Material:
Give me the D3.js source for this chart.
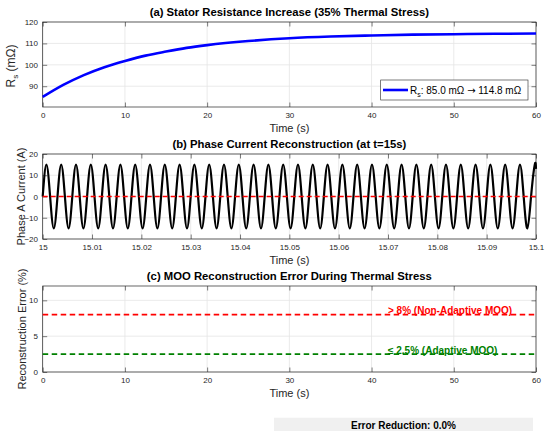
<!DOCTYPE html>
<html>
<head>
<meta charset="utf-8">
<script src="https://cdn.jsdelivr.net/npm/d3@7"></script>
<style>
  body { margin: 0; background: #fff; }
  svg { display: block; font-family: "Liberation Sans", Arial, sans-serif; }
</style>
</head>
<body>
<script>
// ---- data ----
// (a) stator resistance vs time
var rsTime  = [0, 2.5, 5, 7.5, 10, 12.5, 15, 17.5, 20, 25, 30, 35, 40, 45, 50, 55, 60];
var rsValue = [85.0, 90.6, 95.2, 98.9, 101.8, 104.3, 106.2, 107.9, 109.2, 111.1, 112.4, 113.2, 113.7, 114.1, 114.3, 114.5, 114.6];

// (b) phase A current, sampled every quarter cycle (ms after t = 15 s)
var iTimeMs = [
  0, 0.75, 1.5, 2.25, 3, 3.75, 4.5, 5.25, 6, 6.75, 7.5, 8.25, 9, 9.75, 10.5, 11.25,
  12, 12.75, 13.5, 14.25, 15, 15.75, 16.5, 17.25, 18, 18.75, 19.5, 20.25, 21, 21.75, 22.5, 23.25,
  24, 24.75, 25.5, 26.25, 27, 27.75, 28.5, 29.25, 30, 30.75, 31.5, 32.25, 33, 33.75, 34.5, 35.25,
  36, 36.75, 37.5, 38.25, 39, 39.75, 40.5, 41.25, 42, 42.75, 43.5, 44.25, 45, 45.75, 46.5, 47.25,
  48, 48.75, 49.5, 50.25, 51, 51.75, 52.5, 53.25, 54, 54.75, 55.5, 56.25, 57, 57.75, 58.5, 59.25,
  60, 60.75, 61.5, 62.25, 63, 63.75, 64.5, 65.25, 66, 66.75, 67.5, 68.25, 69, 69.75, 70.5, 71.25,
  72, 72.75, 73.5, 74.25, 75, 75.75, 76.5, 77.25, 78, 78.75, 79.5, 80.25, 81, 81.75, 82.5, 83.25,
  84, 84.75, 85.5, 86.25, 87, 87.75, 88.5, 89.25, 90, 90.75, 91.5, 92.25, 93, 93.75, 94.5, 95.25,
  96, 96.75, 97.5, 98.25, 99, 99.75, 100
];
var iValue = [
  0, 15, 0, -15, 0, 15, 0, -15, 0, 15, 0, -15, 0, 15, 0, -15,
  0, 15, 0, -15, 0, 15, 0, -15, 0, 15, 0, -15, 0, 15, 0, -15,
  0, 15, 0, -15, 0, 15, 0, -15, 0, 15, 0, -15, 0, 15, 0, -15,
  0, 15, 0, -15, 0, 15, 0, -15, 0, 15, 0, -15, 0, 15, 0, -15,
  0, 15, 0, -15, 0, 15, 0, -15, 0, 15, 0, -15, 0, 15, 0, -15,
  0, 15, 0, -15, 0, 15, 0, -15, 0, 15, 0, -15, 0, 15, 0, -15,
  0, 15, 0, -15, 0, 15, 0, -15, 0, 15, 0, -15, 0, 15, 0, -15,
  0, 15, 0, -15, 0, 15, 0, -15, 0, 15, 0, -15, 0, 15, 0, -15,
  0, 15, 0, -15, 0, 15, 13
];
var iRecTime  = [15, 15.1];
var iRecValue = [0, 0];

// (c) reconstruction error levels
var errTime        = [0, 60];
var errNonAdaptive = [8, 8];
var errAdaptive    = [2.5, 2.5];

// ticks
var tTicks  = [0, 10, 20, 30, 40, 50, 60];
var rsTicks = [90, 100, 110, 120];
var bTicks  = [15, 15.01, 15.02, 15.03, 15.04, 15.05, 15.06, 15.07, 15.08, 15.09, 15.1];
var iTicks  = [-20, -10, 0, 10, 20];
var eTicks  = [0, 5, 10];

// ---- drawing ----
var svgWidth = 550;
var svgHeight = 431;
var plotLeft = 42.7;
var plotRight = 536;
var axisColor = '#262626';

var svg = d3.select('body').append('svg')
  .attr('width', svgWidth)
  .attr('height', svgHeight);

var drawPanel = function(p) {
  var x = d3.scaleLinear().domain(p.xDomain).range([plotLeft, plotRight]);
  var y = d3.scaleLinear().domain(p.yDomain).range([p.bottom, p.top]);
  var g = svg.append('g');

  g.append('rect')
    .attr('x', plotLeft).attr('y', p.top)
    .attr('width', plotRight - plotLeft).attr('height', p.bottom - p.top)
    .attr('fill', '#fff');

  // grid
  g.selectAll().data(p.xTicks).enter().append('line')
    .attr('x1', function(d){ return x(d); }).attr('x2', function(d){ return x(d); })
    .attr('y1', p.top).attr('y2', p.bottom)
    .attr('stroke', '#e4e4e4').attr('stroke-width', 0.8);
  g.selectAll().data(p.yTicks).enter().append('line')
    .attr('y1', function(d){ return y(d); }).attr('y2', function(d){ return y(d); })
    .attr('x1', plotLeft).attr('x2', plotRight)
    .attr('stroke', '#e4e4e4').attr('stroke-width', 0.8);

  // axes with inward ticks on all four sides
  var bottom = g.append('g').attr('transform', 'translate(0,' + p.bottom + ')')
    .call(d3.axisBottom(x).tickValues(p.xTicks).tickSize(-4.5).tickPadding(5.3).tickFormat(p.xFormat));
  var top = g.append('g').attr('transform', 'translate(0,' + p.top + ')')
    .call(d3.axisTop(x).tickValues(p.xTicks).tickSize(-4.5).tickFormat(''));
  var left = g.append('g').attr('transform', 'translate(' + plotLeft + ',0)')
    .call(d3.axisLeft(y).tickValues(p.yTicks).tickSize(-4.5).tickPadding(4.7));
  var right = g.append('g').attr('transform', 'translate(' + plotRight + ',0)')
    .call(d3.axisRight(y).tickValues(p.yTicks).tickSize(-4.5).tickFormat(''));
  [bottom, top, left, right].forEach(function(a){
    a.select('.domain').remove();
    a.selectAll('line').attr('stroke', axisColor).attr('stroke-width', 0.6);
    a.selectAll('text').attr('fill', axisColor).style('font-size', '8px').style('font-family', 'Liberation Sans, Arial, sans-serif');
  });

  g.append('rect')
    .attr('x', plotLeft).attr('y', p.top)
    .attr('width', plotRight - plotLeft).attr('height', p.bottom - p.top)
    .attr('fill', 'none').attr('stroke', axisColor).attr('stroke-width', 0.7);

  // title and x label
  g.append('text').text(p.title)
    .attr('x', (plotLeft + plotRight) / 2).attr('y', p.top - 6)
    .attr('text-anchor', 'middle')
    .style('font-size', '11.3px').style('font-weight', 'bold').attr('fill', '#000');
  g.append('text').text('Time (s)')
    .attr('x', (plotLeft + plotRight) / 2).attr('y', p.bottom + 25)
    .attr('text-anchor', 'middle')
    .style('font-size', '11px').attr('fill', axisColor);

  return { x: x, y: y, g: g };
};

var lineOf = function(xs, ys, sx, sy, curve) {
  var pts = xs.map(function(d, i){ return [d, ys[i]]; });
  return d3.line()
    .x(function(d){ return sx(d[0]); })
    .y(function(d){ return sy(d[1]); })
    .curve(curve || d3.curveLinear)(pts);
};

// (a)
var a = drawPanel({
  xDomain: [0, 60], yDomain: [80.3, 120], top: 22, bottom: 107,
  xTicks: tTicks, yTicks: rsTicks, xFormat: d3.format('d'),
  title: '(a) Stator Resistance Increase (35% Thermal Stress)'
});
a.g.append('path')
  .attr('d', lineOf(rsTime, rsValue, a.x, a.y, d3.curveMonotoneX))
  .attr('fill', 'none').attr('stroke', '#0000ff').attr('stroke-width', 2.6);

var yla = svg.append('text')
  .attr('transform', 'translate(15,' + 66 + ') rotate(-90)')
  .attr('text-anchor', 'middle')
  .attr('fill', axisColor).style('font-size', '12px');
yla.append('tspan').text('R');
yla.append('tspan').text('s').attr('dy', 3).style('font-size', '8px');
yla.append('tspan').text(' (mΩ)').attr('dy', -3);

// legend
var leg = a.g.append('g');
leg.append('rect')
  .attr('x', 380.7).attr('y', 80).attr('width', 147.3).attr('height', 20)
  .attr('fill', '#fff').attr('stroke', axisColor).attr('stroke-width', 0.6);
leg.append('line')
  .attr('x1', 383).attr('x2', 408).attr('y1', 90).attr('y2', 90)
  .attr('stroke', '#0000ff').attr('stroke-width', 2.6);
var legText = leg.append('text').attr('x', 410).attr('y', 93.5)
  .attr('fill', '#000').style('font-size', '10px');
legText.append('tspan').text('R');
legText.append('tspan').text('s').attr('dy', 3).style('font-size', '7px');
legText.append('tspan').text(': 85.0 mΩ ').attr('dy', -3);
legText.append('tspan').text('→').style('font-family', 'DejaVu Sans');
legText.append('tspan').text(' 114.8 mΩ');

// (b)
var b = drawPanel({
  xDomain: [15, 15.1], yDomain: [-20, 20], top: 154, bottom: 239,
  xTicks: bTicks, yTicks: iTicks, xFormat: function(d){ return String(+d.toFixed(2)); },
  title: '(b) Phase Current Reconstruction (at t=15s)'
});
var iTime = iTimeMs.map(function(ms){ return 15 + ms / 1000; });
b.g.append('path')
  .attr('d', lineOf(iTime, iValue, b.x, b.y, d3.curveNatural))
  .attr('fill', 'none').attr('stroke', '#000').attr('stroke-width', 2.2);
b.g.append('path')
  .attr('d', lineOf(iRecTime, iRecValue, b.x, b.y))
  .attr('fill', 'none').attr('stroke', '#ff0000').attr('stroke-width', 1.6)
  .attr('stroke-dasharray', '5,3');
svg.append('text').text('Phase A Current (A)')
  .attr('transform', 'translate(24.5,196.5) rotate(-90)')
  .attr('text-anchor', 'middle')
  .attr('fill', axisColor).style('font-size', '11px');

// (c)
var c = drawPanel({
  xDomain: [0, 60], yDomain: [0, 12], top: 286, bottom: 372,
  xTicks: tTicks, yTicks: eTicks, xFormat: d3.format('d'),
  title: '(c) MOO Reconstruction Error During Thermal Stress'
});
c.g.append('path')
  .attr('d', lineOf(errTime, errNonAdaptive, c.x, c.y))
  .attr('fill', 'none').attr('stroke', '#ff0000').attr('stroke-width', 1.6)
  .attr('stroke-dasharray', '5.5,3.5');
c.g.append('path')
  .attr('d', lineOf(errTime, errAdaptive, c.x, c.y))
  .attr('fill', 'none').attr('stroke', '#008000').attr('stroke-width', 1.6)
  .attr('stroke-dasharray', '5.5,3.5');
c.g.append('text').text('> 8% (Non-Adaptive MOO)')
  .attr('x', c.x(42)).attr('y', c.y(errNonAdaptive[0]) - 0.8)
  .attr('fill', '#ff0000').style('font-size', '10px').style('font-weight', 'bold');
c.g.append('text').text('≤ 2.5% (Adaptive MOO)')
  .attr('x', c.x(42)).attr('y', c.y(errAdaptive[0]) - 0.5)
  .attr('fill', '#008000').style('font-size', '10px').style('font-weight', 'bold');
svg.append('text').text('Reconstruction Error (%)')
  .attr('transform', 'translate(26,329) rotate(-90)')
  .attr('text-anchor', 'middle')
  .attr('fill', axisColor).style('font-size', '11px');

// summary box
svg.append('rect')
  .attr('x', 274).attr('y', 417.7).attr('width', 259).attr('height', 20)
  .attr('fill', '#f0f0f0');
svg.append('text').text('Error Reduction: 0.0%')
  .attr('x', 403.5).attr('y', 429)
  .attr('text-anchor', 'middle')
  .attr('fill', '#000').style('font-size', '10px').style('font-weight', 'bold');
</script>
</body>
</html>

The request:
Take the material above from its first line through the line holding "114.3, 114.5, 114.6];" and set it down exactly, without the pictures.

Solution:
Give me the D3.js source for this chart.
<!DOCTYPE html>
<html>
<head>
<meta charset="utf-8">
<script src="https://cdn.jsdelivr.net/npm/d3@7"></script>
<style>
  body { margin: 0; background: #fff; }
  svg { display: block; font-family: "Liberation Sans", Arial, sans-serif; }
</style>
</head>
<body>
<script>
// ---- data ----
// (a) stator resistance vs time
var rsTime  = [0, 2.5, 5, 7.5, 10, 12.5, 15, 17.5, 20, 25, 30, 35, 40, 45, 50, 55, 60];
var rsValue = [85.0, 90.6, 95.2, 98.9, 101.8, 104.3, 106.2, 107.9, 109.2, 111.1, 112.4, 113.2, 113.7, 114.1, 114.3, 114.5, 114.6];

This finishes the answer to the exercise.